Limit outside influences
We need to pay close attention to your children’s friends and influences, and not be afraid to set limits for who they can spend time with, what types of shows and movies they can watch, what kind of clothes they can wear, and what kind and how many activities they can participate in. We can’t assume that because we are filling our children’s schedule we are filling their spirit.
If something makes us uneasy, we need to know that it is okay to say no. Just because something is out there, or because everyone else is doing it, doesn’t mean we have to go along with it too.
Lead by example
In order to instill discipline and personal responsibility in our children, we must be willing to demonstrate it in our own lives. This is probably the hardest part. For better or for worse, our kids are like little sponges, soaking up every single thing we do. If we want them to work hard, we must work hard. If we want them to be kind and compassionate and considerate of others, then we must live that way too.
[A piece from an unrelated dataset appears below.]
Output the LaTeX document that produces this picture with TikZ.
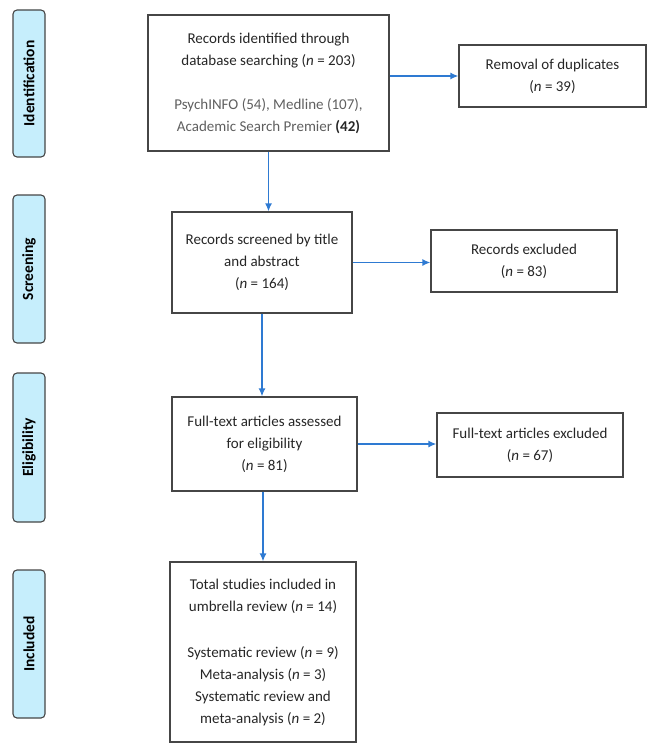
\documentclass[tikz,border=0pt]{standalone}
\usepackage{fontspec}
\setmainfont{Carlito}
\usetikzlibrary{arrows.meta}

\definecolor{flowblue}{RGB}{46,122,210}
\definecolor{stagefill}{RGB}{198,238,252}
\definecolor{boxline}{RGB}{70,70,70}
\definecolor{subgrey}{RGB}{95,95,95}

\begin{document}
\begin{tikzpicture}[->, >={Latex[length=8pt,width=7pt]}, x=1pt, y=-1pt, font=\fontsize{15}{22}\selectfont]
	\tikzstyle{stage}=[draw=boxline, fill=stagefill, rounded corners=4pt, line width=1.1pt, rotate=90, minimum height=32pt, inner sep=0pt, font=\fontsize{15.5}{18}\selectfont\bfseries]
	\tikzstyle{record}=[draw=boxline, line width=1.3pt, align=center, inner sep=0pt, text=black!85]
	\tikzstyle{flow}=[color=flowblue, line width=1.3pt]

	\useasboundingbox (0,0) rectangle (657,749);

	% stages on the left
	\node[stage, minimum width=147pt] at (29, 83.5)  (ident) {Identification};
	\node[stage, minimum width=148pt] at (29, 269)   (screen) {Screening};
	\node[stage, minimum width=149pt] at (29, 447.5) (elig) {Eligibility};
	\node[stage, minimum width=148pt] at (29, 644)   (incl) {Included};

	% records
	\node[record, minimum width=241pt, minimum height=136pt] at (268.5, 83) (rec) {Records identified through\\database searching (\textit{n} = 203)\\[22pt]{\color{subgrey}PsychINFO (54), Medline (107),}\\{\color{subgrey}Academic Search Premier} \textbf{(42)}};
	\node[record, minimum width=187pt, minimum height=62pt] at (552.5, 76) (dup) {Removal of duplicates\\(\textit{n} = 39)};
	\node[record, minimum width=180pt, minimum height=101pt] at (262, 262.5) (scr) {Records screened by title\\and abstract\\(\textit{n} = 164)};
	\node[record, minimum width=186pt, minimum height=62pt] at (524, 261) (excl) {Records excluded\\(\textit{n} = 83)};
	\node[record, minimum width=185pt, minimum height=94pt] at (264.5, 444) (full) {Full-text articles assessed\\for eligibility\\(\textit{n} = 81)};
	\node[record, minimum width=186pt, minimum height=64pt] at (530, 445) (fexcl) {Full-text articles excluded\\(\textit{n} = 67)};
	\node[record, minimum width=186pt, minimum height=180pt] at (263, 652) (tot) {Total studies included in\\umbrella review (\textit{n} = 14)\\[24pt]Systematic review (\textit{n} = 9)\\Meta-analysis (\textit{n} = 3)\\Systematic review and\\meta-analysis (\textit{n} = 2)};

	\path[flow]
		(rec.east |- dup.west) edge (dup.west)
		(rec.south) edge (rec.south |- scr.north)
		(scr.east) edge (scr.east -| excl.west)
		(scr.south) edge (scr.south |- full.north)
		(full.east) edge (full.east -| fexcl.west)
		(tot.north |- full.south) edge (tot.north);
\end{tikzpicture}
\end{document}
I don’t consider myself a radical and this is not meant to be a soapbox. After all the fallout from the toy post I am frankly a little nervous about sharing any more thoughts on parenting. Moreover, I am equally guilty of not stepping up when I should. But ultimately this idea that we as parents need to take more responsibility for our own kids has been pressing on my heart for quite some time. It just took that clip to finally spur me to a plan of action.
Being a parent is hard, the hardest job any of us will ever have. It is also the most important.
Let’s not let the village take our job away.